While pass‑throughs saw the most direct benefits, corporations also gained from OBBBA’s revival of several business‑friendly provisions, including:

  • 100% bonus depreciation for domestic R&E expenses.
  • Favorable interest deductibility under Section 163(j).

These help corporations investing heavily in R&D, debt‑financed expansion, or large capital expenditures.

However, C‑corps still face double taxation, meaning entity choice should be weighed against long‑term ownership and profit‑distribution strategies.

Tax Implications That May Drive a Switch in 2026

Growth‑minded businesses should review whether their current structure still fits their goals. Several 2026 tax changes may prompt reconsideration.

Businesses Planning Major Investments

If your 2026–2027 plans include:

  • buying equipment
  • expanding facilities
  • hiring new employees

…the 100% bonus depreciation provision could make certain structures (especially LLCs and corporations) more advantageous.

Businesses with Higher Income Owners

Because QBI thresholds were adjusted upward 2.3–3% for 2026 due to inflation, more owners may now qualify for the full deduction.
This may make switching from a sole proprietorship to an S‑Corp more appealing.

Businesses in High‑Tax States

The expanded SALT deduction cap up to $40,000 provides significant tax relief for owners—particularly those in high‑SALT areas.
This could make pass‑through structures more attractive than in prior years.

Planning Considerations for Strategic Growth in 2026

To align entity choice with strategic goals, consider the following:

Cash‑Flow Planning

Bonus depreciation and revived business credits directly impact free cash flow—critical for scaling, hiring, and reinvesting in the business.

Compensation Strategy

S‑Corps offer flexibility through “reasonable compensation” plus distributions—a powerful tax‑management tool.

Expansion or Exit Plans

Entity structure affects:

  • ability to bring in investors
  • sale of business interests
  • QSBS eligibility (enhanced under OBBBA)

C‑Corps may become more attractive for businesses planning substantial outside investment.

Multi‑State Operations

State conformity to QBI rules varies. For example, states like California, New Jersey, and Pennsylvania do not fully conform to federal §199A treatment.
Businesses operating across states must evaluate these inconsistencies.

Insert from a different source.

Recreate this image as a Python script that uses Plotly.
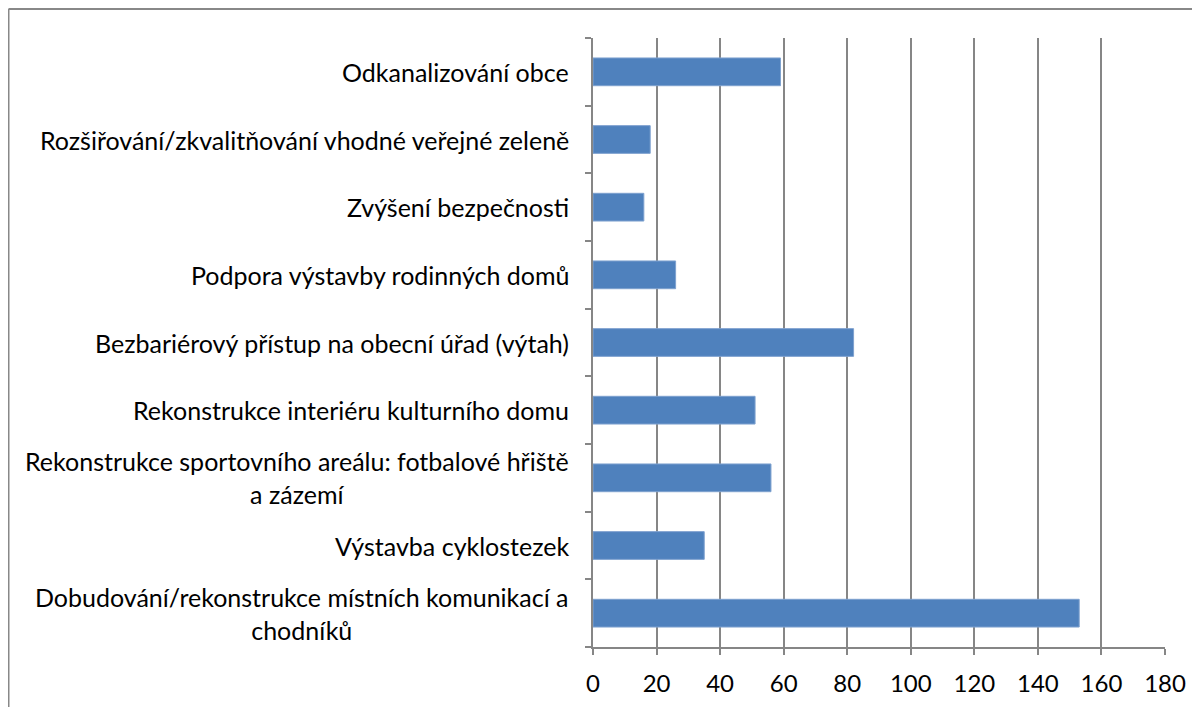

When to Reevaluate Your Entity Structure

It may be time to review your structure if:

  • Your business income increased significantly in 2025–2026
  • You plan large equipment purchases or R&D investments
  • You expanded into new states
  • You are planning a sale, acquisition, or major capital raise
  • Payroll or owner‑compensation needs changed

Entity structure is not set‑and‑forget. With the 2026 tax environment reshaped by OBBBA, the right structure can reduce your tax burden while supporting aggressive growth.

Conclusion

The tax changes taking effect in 2026—especially the permanent QBI deduction, 100% bonus depreciation, and expanded SALT deduction cap—make entity structure a more important strategic lever than ever before. Whether you’re a small business owner experiencing rapid growth or planning ahead for long‑term expansion, reviewing your entity choice in light of these provisions can unlock significant tax savings and improved financial agility.